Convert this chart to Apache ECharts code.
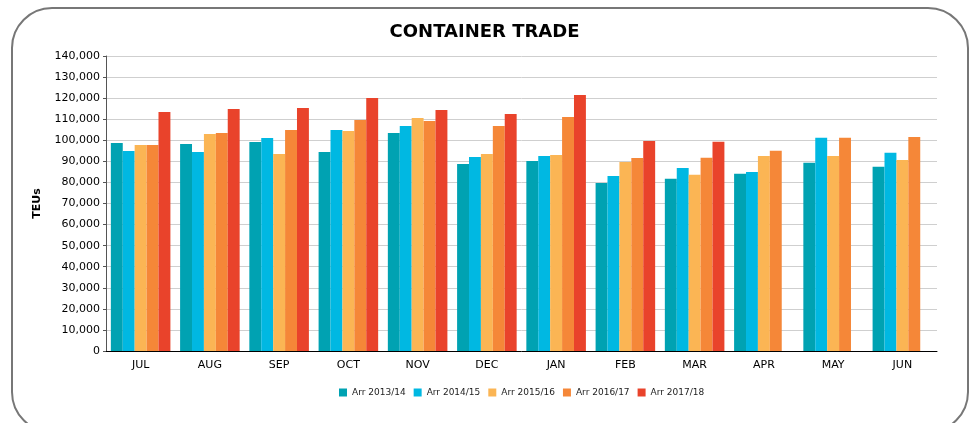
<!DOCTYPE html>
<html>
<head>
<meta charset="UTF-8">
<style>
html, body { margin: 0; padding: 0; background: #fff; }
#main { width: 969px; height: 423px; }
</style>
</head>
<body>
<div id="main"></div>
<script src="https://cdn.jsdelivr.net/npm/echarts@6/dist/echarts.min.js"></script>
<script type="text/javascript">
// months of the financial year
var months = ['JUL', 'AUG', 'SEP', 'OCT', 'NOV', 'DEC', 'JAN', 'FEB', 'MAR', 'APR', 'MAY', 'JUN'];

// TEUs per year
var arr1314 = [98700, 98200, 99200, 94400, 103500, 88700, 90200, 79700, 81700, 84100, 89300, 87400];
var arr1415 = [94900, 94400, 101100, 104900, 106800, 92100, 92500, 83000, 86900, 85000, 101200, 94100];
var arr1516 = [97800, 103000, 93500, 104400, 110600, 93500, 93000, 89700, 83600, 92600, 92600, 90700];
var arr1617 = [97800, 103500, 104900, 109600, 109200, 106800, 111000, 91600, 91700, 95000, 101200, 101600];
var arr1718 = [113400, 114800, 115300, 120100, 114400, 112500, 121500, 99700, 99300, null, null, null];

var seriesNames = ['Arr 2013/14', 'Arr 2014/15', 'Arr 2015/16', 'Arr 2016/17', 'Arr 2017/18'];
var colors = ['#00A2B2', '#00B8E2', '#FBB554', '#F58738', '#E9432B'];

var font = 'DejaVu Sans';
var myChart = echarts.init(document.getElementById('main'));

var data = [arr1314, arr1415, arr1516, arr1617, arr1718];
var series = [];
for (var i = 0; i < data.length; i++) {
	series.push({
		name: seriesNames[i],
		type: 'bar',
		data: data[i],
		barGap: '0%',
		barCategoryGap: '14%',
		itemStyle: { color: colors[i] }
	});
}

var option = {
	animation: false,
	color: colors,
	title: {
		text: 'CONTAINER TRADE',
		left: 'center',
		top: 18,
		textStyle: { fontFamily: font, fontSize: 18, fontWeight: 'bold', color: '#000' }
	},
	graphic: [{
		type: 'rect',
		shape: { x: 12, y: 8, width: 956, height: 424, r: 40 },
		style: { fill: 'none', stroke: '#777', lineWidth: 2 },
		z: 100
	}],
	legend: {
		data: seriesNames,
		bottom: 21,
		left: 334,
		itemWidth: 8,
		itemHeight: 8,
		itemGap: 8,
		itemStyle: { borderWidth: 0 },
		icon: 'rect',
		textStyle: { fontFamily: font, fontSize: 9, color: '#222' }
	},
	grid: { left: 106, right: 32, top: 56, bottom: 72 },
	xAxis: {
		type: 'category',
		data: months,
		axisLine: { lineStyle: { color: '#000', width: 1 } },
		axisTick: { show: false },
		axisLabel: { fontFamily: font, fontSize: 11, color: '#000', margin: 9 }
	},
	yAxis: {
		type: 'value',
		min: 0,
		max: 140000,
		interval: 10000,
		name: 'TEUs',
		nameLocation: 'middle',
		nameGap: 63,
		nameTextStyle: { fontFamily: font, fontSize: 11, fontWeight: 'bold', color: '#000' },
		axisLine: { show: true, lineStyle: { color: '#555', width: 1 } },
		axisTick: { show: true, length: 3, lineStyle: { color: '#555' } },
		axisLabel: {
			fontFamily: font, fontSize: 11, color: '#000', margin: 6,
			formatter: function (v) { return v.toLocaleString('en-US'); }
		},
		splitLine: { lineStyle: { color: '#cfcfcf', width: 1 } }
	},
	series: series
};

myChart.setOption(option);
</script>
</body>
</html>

........

## Short problem
Each line of the data is to be duplicated exactly; pictures stay out of the copy.

## Final answer
Convert this chart to Apache ECharts code.
<!DOCTYPE html>
<html>
<head>
<meta charset="UTF-8">
<style>
html, body { margin: 0; padding: 0; background: #fff; }
#main { width: 969px; height: 423px; }
</style>
</head>
<body>
<div id="main"></div>
<script src="https://cdn.jsdelivr.net/npm/echarts@6/dist/echarts.min.js"></script>
<script type="text/javascript">
// months of the financial year
var months = ['JUL', 'AUG', 'SEP', 'OCT', 'NOV', 'DEC', 'JAN', 'FEB', 'MAR', 'APR', 'MAY', 'JUN'];

// TEUs per year
var arr1314 = [98700, 98200, 99200, 94400, 103500, 88700, 90200, 79700, 81700, 84100, 89300, 87400];
var arr1415 = [94900, 94400, 101100, 104900, 106800, 92100, 92500, 83000, 86900, 85000, 101200, 94100];
var arr1516 = [97800, 103000, 93500, 104400, 110600, 93500, 93000, 89700, 83600, 92600, 92600, 90700];
var arr1617 = [97800, 103500, 104900, 109600, 109200, 106800, 111000, 91600, 91700, 95000, 101200, 101600];
var arr1718 = [113400, 114800, 115300, 120100, 114400, 112500, 121500, 99700, 99300, null, null, null];

var seriesNames = ['Arr 2013/14', 'Arr 2014/15', 'Arr 2015/16', 'Arr 2016/17', 'Arr 2017/18'];
var colors = ['#00A2B2', '#00B8E2', '#FBB554', '#F58738', '#E9432B'];

var font = 'DejaVu Sans';
var myChart = echarts.init(document.getElementById('main'));

var data = [arr1314, arr1415, arr1516, arr1617, arr1718];
var series = [];
for (var i = 0; i < data.length; i++) {
	series.push({
		name: seriesNames[i],
		type: 'bar',
		data: data[i],
		barGap: '0%',
		barCategoryGap: '14%',
		itemStyle: { color: colors[i] }
	});
}

var option = {
	animation: false,
	color: colors,
	title: {
		text: 'CONTAINER TRADE',
		left: 'center',
		top: 18,
		textStyle: { fontFamily: font, fontSize: 18, fontWeight: 'bold', color: '#000' }
	},
	graphic: [{
		type: 'rect',
		shape: { x: 12, y: 8, width: 956, height: 424, r: 40 },
		style: { fill: 'none', stroke: '#777', lineWidth: 2 },
		z: 100
	}],
	legend: {
		data: seriesNames,
		bottom: 21,
		left: 334,
		itemWidth: 8,
		itemHeight: 8,
		itemGap: 8,
		itemStyle: { borderWidth: 0 },
		icon: 'rect',
		textStyle: { fontFamily: font, fontSize: 9, color: '#222' }
	},
	grid: { left: 106, right: 32, top: 56, bottom: 72 },
	xAxis: {
		type: 'category',
		data: months,
		axisLine: { lineStyle: { color: '#000', width: 1 } },
		axisTick: { show: false },
		axisLabel: { fontFamily: font, fontSize: 11, color: '#000', margin: 9 }
	},
	yAxis: {
		type: 'value',
		min: 0,
		max: 140000,
		interval: 10000,
		name: 'TEUs',
		nameLocation: 'middle',
		nameGap: 63,
		nameTextStyle: { fontFamily: font, fontSize: 11, fontWeight: 'bold', color: '#000' },
		axisLine: { show: true, lineStyle: { color: '#555', width: 1 } },
		axisTick: { show: true, length: 3, lineStyle: { color: '#555' } },
		axisLabel: {
			fontFamily: font, fontSize: 11, color: '#000', margin: 6,
			formatter: function (v) { return v.toLocaleString('en-US'); }
		},
		splitLine: { lineStyle: { color: '#cfcfcf', width: 1 } }
	},
	series: series
};

myChart.setOption(option);
</script>
</body>
</html>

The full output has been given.